Your task:
Collect all the lines that mention the word "chart".
# Start of Data provided
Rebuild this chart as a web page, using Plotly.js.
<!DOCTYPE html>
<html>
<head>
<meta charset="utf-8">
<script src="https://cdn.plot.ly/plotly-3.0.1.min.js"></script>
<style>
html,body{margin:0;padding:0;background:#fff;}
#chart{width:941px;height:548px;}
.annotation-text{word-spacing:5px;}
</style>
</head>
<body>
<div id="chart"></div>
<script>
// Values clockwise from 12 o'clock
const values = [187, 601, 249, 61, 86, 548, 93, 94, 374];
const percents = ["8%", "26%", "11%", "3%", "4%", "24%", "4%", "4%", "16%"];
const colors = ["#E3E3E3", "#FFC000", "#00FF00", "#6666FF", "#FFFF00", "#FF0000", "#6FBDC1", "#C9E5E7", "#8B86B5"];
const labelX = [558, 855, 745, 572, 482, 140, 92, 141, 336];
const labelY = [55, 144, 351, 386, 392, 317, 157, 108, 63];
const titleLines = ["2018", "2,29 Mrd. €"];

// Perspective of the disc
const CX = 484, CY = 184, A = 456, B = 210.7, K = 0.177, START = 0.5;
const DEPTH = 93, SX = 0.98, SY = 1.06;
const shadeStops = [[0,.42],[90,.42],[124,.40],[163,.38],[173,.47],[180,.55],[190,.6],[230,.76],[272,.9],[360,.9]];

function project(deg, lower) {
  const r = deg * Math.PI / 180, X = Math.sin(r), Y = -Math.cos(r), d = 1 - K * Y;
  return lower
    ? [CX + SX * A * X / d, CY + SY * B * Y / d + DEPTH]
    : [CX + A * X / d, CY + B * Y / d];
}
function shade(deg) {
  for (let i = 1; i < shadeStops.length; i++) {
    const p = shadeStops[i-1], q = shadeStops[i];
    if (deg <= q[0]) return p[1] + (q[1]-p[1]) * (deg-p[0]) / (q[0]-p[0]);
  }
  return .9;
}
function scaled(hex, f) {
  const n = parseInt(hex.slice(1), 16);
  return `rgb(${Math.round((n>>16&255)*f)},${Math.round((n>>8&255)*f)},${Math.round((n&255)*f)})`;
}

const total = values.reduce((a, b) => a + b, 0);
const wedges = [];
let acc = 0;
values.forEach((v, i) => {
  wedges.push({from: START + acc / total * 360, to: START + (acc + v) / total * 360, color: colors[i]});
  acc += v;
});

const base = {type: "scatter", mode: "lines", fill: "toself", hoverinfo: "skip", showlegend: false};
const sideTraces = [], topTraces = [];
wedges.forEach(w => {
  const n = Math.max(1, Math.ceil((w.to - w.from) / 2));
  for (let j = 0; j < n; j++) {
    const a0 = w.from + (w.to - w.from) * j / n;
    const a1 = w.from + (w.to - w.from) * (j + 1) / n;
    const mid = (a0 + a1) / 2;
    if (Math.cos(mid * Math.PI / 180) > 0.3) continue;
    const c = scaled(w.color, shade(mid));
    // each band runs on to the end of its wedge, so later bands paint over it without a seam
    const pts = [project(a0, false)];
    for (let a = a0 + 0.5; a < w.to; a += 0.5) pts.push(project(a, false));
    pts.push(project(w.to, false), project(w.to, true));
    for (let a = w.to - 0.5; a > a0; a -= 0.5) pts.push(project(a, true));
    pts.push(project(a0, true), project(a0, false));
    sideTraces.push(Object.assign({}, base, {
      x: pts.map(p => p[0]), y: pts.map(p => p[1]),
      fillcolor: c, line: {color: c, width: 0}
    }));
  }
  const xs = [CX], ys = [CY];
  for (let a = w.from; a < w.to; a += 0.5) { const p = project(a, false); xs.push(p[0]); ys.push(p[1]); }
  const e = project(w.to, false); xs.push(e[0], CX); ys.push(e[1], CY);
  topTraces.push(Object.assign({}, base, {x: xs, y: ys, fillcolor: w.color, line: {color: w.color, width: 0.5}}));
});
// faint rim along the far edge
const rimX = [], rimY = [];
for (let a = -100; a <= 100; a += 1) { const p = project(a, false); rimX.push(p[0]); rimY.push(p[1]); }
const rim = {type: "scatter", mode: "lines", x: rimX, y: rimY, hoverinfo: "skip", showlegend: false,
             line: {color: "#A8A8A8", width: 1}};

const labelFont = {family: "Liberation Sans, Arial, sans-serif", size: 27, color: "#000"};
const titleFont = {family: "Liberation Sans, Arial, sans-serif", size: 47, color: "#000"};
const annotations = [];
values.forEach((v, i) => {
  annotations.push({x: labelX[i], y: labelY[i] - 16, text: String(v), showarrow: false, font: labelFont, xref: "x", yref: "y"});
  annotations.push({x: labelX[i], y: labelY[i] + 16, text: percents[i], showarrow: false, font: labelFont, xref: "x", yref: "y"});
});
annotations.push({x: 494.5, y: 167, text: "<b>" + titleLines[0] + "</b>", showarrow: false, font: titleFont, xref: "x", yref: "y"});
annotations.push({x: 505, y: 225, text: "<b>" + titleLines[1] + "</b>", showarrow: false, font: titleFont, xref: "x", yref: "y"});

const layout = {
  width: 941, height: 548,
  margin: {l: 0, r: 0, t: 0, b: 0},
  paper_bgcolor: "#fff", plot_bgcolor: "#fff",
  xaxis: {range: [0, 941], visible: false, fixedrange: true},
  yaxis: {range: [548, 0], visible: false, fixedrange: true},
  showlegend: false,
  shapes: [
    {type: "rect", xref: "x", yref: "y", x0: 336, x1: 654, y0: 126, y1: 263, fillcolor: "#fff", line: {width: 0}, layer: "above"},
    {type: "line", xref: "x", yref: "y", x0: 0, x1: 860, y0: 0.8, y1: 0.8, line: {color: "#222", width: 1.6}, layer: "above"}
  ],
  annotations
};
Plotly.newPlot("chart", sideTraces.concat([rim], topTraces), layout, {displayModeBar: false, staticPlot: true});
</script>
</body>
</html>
# End of Data provided
# Start of Data provided
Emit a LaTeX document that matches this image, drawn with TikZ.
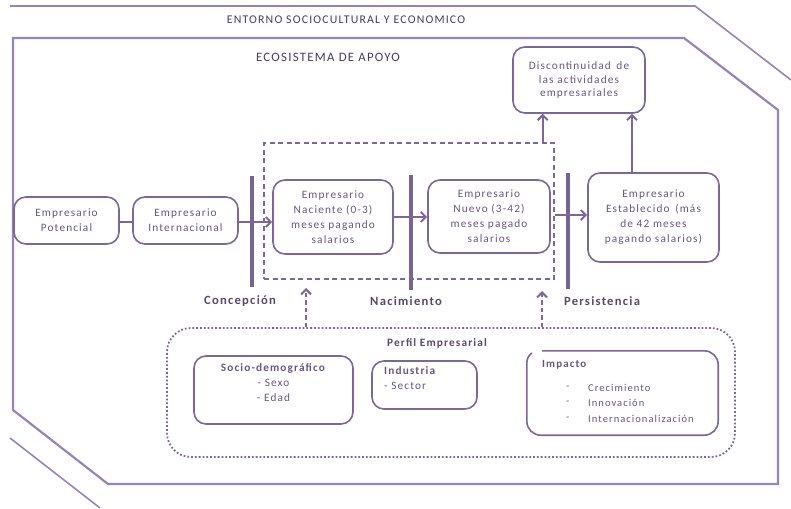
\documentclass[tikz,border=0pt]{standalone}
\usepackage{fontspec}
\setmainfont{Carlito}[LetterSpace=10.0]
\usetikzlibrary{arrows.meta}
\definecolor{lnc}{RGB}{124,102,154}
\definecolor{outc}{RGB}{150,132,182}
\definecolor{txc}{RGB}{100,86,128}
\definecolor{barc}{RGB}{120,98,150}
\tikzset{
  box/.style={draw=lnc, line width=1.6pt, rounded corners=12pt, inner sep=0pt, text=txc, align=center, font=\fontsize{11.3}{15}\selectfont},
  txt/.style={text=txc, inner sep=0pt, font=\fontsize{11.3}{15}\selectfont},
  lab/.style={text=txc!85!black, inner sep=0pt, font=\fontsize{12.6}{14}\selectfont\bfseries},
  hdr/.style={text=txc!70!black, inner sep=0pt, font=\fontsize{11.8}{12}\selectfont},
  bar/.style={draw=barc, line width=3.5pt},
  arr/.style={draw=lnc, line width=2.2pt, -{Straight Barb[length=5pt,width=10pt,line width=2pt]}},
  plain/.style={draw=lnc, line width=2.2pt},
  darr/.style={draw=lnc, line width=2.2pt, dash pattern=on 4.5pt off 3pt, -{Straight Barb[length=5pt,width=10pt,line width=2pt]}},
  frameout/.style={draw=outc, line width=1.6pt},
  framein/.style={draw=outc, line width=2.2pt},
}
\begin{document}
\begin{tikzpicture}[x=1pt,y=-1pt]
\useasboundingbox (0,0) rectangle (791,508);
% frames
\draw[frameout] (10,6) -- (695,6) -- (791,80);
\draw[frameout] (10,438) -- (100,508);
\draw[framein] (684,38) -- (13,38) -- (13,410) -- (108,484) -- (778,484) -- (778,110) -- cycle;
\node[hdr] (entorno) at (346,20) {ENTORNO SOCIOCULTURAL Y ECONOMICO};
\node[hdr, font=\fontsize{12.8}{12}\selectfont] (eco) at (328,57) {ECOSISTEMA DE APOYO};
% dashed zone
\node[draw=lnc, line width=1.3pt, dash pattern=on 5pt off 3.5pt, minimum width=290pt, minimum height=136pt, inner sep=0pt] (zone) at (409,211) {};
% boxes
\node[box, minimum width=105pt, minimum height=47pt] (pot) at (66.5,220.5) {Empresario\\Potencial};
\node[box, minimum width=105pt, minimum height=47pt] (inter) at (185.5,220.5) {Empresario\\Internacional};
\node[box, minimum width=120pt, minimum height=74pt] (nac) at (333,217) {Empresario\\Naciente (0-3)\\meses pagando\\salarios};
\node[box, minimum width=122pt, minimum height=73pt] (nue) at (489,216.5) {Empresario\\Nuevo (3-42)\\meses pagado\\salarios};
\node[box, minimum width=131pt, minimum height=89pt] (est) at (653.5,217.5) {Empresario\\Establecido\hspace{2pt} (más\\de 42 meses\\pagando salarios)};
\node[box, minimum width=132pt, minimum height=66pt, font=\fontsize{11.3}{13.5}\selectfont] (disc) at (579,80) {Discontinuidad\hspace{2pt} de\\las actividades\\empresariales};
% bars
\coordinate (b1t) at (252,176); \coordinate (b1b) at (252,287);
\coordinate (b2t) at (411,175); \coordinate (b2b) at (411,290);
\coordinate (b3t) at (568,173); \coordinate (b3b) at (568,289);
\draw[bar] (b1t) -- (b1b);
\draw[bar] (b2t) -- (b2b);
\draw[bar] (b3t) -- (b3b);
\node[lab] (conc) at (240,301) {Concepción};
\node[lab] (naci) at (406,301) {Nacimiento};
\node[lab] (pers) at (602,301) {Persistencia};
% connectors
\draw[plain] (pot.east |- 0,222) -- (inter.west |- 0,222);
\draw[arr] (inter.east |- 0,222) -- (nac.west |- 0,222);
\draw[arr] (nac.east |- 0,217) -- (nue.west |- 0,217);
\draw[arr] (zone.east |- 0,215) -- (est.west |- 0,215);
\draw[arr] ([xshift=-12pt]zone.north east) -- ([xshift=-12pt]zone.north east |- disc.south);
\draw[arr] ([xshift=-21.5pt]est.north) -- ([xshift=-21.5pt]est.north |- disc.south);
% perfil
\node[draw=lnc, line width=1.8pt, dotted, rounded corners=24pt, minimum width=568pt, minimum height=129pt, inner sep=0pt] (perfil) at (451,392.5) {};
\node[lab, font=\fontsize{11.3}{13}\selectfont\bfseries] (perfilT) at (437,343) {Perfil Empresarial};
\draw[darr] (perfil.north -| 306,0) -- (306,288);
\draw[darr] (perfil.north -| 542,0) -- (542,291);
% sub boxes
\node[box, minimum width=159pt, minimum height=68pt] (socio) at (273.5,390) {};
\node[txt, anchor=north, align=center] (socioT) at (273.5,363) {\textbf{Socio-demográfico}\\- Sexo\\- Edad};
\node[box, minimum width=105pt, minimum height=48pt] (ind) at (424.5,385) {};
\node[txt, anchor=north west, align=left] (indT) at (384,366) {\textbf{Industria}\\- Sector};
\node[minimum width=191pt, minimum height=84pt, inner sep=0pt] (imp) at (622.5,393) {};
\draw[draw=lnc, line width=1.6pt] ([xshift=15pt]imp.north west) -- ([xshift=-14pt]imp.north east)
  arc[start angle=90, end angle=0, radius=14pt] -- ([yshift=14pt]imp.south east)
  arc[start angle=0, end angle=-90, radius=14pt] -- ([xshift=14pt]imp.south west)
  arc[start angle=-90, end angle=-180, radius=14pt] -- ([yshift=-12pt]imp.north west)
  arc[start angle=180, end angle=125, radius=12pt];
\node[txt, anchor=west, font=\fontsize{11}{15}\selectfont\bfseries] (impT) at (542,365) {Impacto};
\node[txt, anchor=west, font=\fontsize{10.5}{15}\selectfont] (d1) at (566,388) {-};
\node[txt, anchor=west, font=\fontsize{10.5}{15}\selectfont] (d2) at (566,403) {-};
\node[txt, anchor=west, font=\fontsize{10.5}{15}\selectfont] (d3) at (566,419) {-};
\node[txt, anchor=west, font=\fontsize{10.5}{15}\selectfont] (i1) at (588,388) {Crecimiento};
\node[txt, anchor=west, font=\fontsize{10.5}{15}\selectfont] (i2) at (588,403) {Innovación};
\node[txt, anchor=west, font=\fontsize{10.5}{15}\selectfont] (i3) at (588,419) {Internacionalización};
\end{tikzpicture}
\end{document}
# End of Data provided
# Start of Data provided
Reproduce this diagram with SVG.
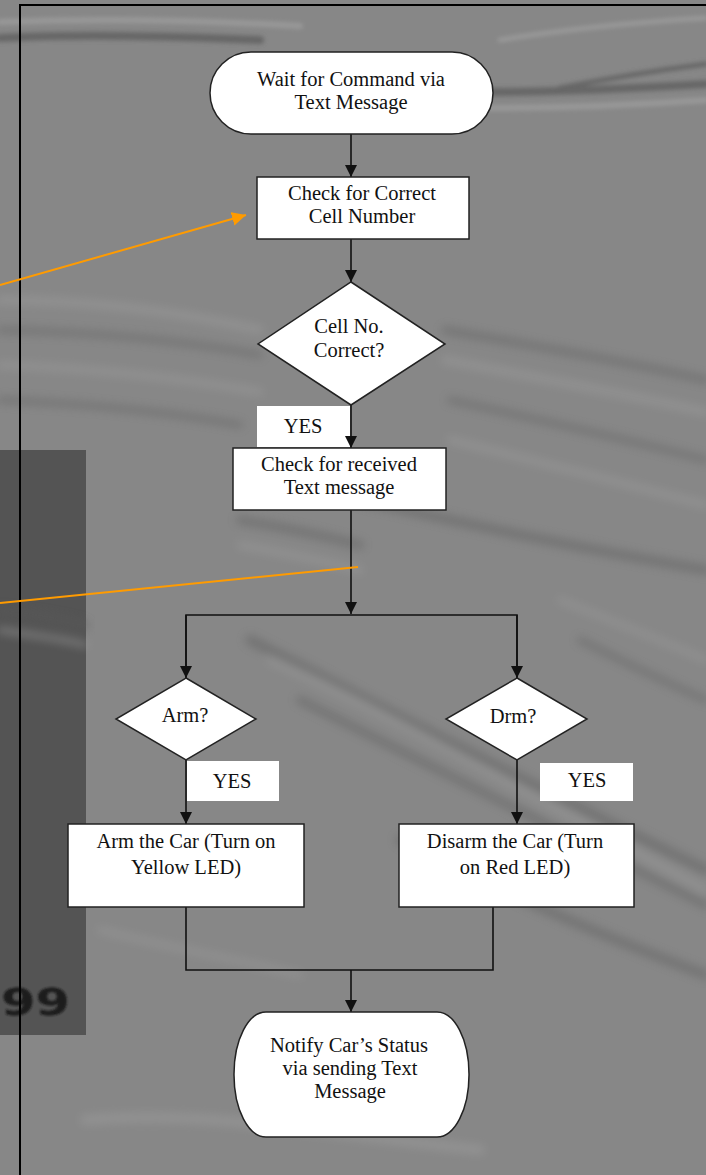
# End of Data provided
Solution to the exercise:
Rebuild this chart as a web page, using Plotly.js.
#chart{width:941px;height:548px;}
<div id="chart"></div>
Plotly.newPlot("chart", sideTraces.concat([rim], topTraces), layout, {displayModeBar: false, staticPlot: true});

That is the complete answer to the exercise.